▶ _Task objective_
Your task is to print exactly the lines from the line that contains "What seaborn and" through the line that contains "28,427\nR² = 0,9671'", with pictures left out.

▶ _Listed records_
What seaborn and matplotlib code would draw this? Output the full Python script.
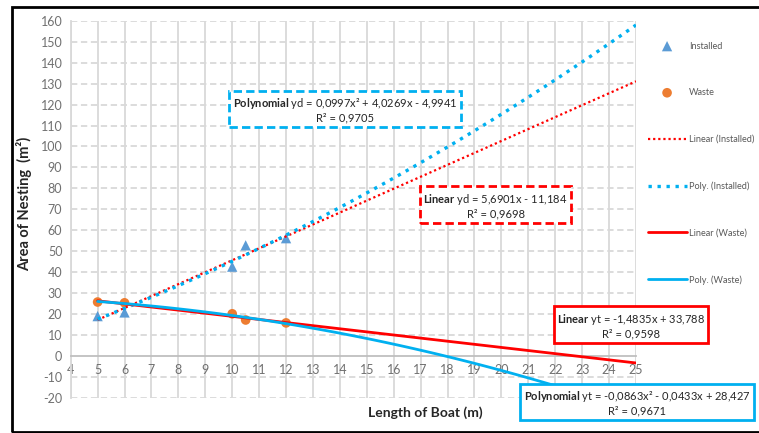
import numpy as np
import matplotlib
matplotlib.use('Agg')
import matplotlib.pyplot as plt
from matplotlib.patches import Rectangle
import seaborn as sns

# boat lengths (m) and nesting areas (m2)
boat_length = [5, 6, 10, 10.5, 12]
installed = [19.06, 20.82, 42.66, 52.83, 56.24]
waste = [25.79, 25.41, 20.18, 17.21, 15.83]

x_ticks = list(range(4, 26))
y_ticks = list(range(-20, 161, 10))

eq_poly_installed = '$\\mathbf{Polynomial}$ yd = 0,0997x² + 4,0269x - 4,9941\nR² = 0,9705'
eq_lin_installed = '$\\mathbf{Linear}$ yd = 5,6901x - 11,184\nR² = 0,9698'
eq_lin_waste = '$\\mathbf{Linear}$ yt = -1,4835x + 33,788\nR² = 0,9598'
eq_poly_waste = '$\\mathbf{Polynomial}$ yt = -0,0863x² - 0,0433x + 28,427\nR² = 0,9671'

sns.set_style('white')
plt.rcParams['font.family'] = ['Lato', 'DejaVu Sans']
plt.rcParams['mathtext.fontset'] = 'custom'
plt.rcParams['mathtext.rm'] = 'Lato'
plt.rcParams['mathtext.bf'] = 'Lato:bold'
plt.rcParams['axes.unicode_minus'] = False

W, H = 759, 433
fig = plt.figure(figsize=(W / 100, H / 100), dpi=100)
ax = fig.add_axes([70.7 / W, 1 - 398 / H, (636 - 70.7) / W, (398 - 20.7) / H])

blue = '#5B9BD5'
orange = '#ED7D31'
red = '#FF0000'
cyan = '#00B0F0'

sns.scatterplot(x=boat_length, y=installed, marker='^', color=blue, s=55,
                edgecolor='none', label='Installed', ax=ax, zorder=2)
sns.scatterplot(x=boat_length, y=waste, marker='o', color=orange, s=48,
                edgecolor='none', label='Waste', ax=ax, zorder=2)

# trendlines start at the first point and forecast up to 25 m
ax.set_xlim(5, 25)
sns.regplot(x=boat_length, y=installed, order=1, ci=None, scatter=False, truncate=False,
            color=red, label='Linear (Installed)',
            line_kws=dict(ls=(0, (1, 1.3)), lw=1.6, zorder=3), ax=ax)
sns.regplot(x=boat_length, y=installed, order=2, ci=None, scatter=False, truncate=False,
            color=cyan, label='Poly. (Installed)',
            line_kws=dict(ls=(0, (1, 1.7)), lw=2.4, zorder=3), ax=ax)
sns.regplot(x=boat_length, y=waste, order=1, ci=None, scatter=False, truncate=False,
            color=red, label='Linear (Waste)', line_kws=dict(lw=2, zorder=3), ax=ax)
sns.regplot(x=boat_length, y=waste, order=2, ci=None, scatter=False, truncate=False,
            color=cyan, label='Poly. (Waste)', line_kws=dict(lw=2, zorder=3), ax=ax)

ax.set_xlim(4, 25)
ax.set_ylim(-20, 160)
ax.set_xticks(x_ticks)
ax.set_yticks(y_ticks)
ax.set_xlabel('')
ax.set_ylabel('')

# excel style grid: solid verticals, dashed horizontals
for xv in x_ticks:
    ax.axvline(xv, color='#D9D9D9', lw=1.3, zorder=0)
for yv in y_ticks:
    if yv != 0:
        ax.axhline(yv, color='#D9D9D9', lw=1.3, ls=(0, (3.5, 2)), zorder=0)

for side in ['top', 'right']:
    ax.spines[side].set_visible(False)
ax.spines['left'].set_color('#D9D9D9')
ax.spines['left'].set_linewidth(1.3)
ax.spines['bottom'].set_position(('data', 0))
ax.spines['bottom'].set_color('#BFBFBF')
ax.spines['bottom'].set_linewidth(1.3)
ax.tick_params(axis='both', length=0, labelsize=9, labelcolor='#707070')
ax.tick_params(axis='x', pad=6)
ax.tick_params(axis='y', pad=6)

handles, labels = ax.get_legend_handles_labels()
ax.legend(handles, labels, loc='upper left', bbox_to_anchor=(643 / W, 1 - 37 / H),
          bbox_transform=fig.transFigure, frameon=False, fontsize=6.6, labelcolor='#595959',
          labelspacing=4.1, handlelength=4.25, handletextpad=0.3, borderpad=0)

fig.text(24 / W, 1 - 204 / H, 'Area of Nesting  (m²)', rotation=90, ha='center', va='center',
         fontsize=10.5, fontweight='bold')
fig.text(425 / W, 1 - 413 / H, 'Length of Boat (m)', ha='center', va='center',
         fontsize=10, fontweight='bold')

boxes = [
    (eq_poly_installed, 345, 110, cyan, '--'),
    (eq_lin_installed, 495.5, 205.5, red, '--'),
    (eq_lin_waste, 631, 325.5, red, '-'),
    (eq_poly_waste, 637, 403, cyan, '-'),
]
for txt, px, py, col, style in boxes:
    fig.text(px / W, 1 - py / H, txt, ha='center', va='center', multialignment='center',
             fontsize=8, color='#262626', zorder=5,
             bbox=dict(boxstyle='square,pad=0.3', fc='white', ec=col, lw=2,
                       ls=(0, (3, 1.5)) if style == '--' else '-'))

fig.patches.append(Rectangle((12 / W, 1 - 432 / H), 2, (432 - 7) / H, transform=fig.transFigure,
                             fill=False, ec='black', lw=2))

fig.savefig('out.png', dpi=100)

--

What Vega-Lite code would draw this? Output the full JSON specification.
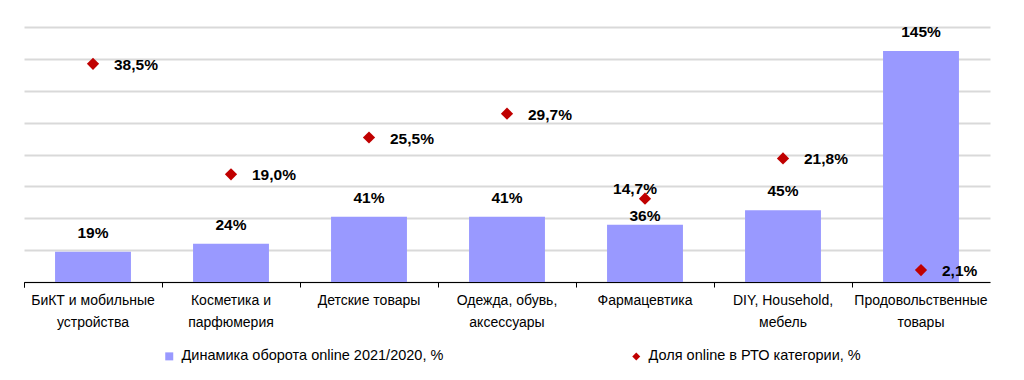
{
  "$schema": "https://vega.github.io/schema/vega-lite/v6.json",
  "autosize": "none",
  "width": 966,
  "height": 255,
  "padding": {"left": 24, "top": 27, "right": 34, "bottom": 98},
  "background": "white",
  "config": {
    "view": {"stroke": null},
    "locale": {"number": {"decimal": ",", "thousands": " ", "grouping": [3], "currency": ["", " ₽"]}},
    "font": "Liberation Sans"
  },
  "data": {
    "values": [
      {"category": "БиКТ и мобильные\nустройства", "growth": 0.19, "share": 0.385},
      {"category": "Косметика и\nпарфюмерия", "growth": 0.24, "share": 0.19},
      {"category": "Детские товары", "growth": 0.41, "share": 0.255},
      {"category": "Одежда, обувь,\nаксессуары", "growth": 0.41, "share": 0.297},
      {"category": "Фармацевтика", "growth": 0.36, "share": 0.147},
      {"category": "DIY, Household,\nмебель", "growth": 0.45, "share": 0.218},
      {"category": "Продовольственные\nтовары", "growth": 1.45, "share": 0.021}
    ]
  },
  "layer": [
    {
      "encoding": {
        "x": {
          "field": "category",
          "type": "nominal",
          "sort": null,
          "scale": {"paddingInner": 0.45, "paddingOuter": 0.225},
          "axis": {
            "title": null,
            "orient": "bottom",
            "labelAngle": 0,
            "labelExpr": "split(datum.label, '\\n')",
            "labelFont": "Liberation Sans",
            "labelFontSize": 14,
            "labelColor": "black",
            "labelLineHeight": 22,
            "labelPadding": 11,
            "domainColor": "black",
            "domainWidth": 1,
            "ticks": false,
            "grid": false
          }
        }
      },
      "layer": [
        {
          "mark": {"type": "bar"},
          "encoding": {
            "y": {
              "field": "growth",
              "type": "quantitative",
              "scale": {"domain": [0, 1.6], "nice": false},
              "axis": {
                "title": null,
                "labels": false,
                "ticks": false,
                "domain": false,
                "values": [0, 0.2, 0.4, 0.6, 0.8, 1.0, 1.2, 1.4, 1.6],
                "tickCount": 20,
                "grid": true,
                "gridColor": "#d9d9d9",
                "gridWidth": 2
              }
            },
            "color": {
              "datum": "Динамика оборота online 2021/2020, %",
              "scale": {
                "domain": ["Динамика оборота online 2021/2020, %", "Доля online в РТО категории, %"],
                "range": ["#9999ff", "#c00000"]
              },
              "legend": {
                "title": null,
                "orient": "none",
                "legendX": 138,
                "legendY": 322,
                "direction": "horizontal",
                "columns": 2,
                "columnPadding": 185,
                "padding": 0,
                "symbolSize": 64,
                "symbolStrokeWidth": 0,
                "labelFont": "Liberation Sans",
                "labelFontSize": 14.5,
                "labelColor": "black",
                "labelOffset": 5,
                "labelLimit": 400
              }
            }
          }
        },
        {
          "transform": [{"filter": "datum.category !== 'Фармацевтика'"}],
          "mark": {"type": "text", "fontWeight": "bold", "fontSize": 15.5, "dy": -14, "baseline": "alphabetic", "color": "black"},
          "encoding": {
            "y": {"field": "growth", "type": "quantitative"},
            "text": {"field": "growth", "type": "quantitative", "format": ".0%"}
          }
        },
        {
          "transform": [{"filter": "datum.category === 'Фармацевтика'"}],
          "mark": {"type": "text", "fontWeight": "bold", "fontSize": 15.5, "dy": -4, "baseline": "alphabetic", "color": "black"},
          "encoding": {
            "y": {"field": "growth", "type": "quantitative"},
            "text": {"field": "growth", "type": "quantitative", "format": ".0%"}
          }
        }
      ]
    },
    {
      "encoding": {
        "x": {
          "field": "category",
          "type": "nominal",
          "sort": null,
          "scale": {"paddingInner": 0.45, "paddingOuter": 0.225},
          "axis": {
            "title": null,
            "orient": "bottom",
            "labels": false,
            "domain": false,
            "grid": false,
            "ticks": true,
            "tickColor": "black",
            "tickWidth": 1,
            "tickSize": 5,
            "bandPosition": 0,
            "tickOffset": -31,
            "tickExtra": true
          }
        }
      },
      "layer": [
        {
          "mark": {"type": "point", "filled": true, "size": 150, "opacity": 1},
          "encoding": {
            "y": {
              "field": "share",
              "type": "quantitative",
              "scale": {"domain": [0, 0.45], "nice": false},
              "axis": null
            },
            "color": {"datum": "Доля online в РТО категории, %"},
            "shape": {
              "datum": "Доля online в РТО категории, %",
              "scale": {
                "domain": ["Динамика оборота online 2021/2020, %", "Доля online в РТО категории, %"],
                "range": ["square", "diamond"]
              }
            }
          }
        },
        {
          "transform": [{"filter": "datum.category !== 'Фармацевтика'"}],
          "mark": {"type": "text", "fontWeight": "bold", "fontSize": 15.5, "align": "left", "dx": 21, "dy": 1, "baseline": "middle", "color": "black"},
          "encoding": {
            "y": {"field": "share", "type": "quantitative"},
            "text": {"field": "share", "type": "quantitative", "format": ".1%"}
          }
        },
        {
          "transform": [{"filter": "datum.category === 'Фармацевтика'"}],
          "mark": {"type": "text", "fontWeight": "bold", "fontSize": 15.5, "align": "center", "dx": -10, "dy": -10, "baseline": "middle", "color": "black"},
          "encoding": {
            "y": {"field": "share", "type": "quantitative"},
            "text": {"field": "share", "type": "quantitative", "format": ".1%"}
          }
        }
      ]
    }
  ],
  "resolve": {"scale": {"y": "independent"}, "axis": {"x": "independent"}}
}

▶ _Exercise result_
What seaborn and matplotlib code would draw this? Output the full Python script.
import numpy as np
import matplotlib
matplotlib.use('Agg')
import matplotlib.pyplot as plt
from matplotlib.patches import Rectangle
import seaborn as sns

# boat lengths (m) and nesting areas (m2)
boat_length = [5, 6, 10, 10.5, 12]
installed = [19.06, 20.82, 42.66, 52.83, 56.24]
waste = [25.79, 25.41, 20.18, 17.21, 15.83]

x_ticks = list(range(4, 26))
y_ticks = list(range(-20, 161, 10))

eq_poly_installed = '$\\mathbf{Polynomial}$ yd = 0,0997x² + 4,0269x - 4,9941\nR² = 0,9705'
eq_lin_installed = '$\\mathbf{Linear}$ yd = 5,6901x - 11,184\nR² = 0,9698'
eq_lin_waste = '$\\mathbf{Linear}$ yt = -1,4835x + 33,788\nR² = 0,9598'
eq_poly_waste = '$\\mathbf{Polynomial}$ yt = -0,0863x² - 0,0433x + 28,427\nR² = 0,9671'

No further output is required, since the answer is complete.